A : Si tu comprends ou cautionnes pas cette façon de lutter, c’est quand même pas une raison pour aider la police contre les militantes. Et puis y’a pas du tout besoin de casser pour se manger la répression.
P : T’as qu’à mettre une cagoule et des vêtements noirs.
A : Grave, c’est une protection mutuelle contre l’identification et c’est solidaire avec les manifestant-es les plus réprimé-es. Mais du coup en prenant des photos/vidéos tu forces les personnes à encourir le délit de dissimulation du visage. Puis une personne masquée peut quand même être identifiée et reconnue par sa voix ou en se faisant appeler (prénom).
P : De toute façon je prends pas d’images de la casse et j’empêche même les personnes qui en font (des images) !
A : C’est super mais avec le recoupement d’images la police et la gendarmerie utilisent les images « innocentes » pour identifier fringues et gabarits et mettre en taule. Puis certaines personnes commettent un délit juste par leur présence comme les interdites de manif ou de département, les sans-pap’ et celles recherchées. Y’a aussi les employeurs, parents, personnel éducatif, fascistes, pôle emploi, et ça peut compromettre le dossier de régularisation d’une personne sans-papier.
P : Oui bah tu me préviens et je fais attention de pas te photographier/filmer.
A : Ça me paraît plus logique dans l’autre sens, que ça soit toi qui demandes mon accord avant de prendre des images de moi. Et il y a beaucoup trop de gens qui prennent des images, même si j’y passais tout mon temps (et j’en ai pas envie) je pourrais pas demander à tout le monde de faire attention. Puis comment je fais avec les gens qui publient en live ?
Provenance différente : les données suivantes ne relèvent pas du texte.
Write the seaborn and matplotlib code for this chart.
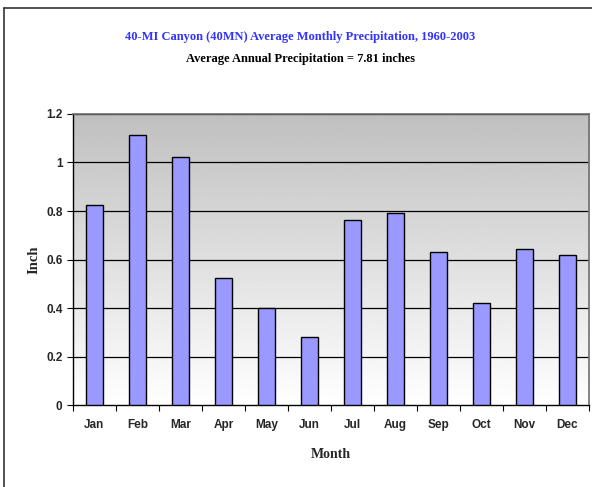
import numpy as np
import pandas as pd
import seaborn as sns
import matplotlib.pyplot as plt
from matplotlib.lines import Line2D

# Monthly precipitation
months = ['Jan', 'Feb', 'Mar', 'Apr', 'May', 'Jun', 'Jul', 'Aug', 'Sep', 'Oct', 'Nov', 'Dec']
precip = [0.825, 1.113, 1.022, 0.524, 0.40, 0.28, 0.762, 0.79, 0.63, 0.42, 0.643, 0.62]
y_ticks = [0, 0.2, 0.4, 0.6, 0.8, 1, 1.2]
y_tick_labels = ['0', '0.2', '0.4', '0.6', '0.8', '1', '1.2']

df = pd.DataFrame({'Month': months, 'Inch': precip})

sns.set_style('white')
fig = plt.figure(figsize=(5.92, 4.87), dpi=100)
ax = fig.add_axes([0.123, 0.168, 0.872, 0.598])

# gray (top) to white (bottom) gradient behind the bars
grad = np.linspace(0.75, 1.0, 256).reshape(-1, 1)
ax.imshow(grad, cmap='gray', vmin=0, vmax=1, aspect='auto', origin='upper',
          extent=[-0.5, 11.5, 0, 1.2], zorder=0)

sns.barplot(data=df, x='Month', y='Inch', color='#9999FF', saturation=1,
            width=0.4, edgecolor='black', linewidth=1, ax=ax, zorder=3)

ax.set_xlim(-0.5, 11.5)
ax.set_ylim(0, 1.2)
ax.set_yticks(y_ticks)
ax.set_yticklabels(y_tick_labels)
for t in y_ticks[1:]:
    ax.axhline(t, color='black', lw=0.9, zorder=2)

# x tick marks between categories
ax.set_xticks(np.arange(12))
ax.set_xticks(np.arange(-0.5, 12, 1), minor=True)
ax.tick_params(axis='x', which='major', length=0, pad=10)
ax.tick_params(axis='x', which='minor', length=4, width=0.8, direction='out', color='black', bottom=True)
ax.tick_params(axis='y', length=4, width=0.8, direction='out', color='black', left=True)

for lab in ax.get_xticklabels() + ax.get_yticklabels():
    lab.set_fontfamily('Liberation Sans')
    lab.set_fontweight('bold')
    lab.set_fontsize(8.5)

for side in ['left', 'bottom']:
    ax.spines[side].set_color('black')
    ax.spines[side].set_linewidth(1)
for side in ['top', 'right']:
    ax.spines[side].set_color('#707070')
    ax.spines[side].set_linewidth(1.2)

ax.set_xlabel('Month', fontfamily='Liberation Serif', fontweight='bold', fontsize=10, labelpad=12)
ax.set_ylabel('Inch', fontfamily='Liberation Serif', fontweight='bold', fontsize=10.5, labelpad=4)

fig.text(0.507, 0.924, '40-MI Canyon (40MN) Average Monthly Precipitation, 1960-2003',
         ha='center', va='center', color='#3333FF', fontfamily='Liberation Serif',
         fontweight='bold', fontsize=9)
fig.text(0.507, 0.879, 'Average Annual Precipitation = 7.81 inches',
         ha='center', va='center', color='black', fontfamily='Liberation Serif',
         fontweight='bold', fontsize=9)

# outer chart border (left and top)
fig.add_artist(Line2D([0.007, 0.007], [0, 0.984], transform=fig.transFigure, color='#333333', lw=1.2))
fig.add_artist(Line2D([0.007, 1.0], [0.984, 0.984], transform=fig.transFigure, color='#333333', lw=1.2))

fig.savefig('out.png', dpi=100)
P : Je filme pas en live car y’a pas de maîtrise sur ce qui est publié et je floute les visages. D’ailleurs je publierai pas sauf si je suis sûre que toutes les personnes apparaissant sont d’accord.
A : C’est cool mais la gendarmerie utilise aussi les images avec les visages floutés ou sans visage, c’est hyper dur d’avoir la maîtrise totale sur ce qui peut être compromettant. Aussi, ils peuvent récupérer les images non publiées en te piquant ton appareil ou en mouchardant ton smartphone. Et puis on peut pas se sentir en sécurité avec tous ces gens qui nous prennent en photo/vidéo sans savoir ce qu’ils en font, ce qui dissuade les personnes de manifester ou de faire des gestes de rupture.
P : J’ai le droit de prendre des images en manif, y’a des lois là-dessus.
A : On s’en fout de leurs lois, on est là pour les contester. Moi je veux pas qu’on prenne d’images de moi sans mon consentement (intimité, sentiment d’être espionné.e)
P : Les images sont importantes pour avoir des infos sur nos luttes et pour l’histoire.
A : Déjà y’a bien assez d’images sans toi et est-ce que ça vaut le coup de ne respecter ni notre consentement ni notre sécurité ? Si on va toutes en prison il va rien se passer et y’aura pas d’histoire (à part celle des dominants).
P : Mais si tu fais chier tout le monde y’aura plus aucune image !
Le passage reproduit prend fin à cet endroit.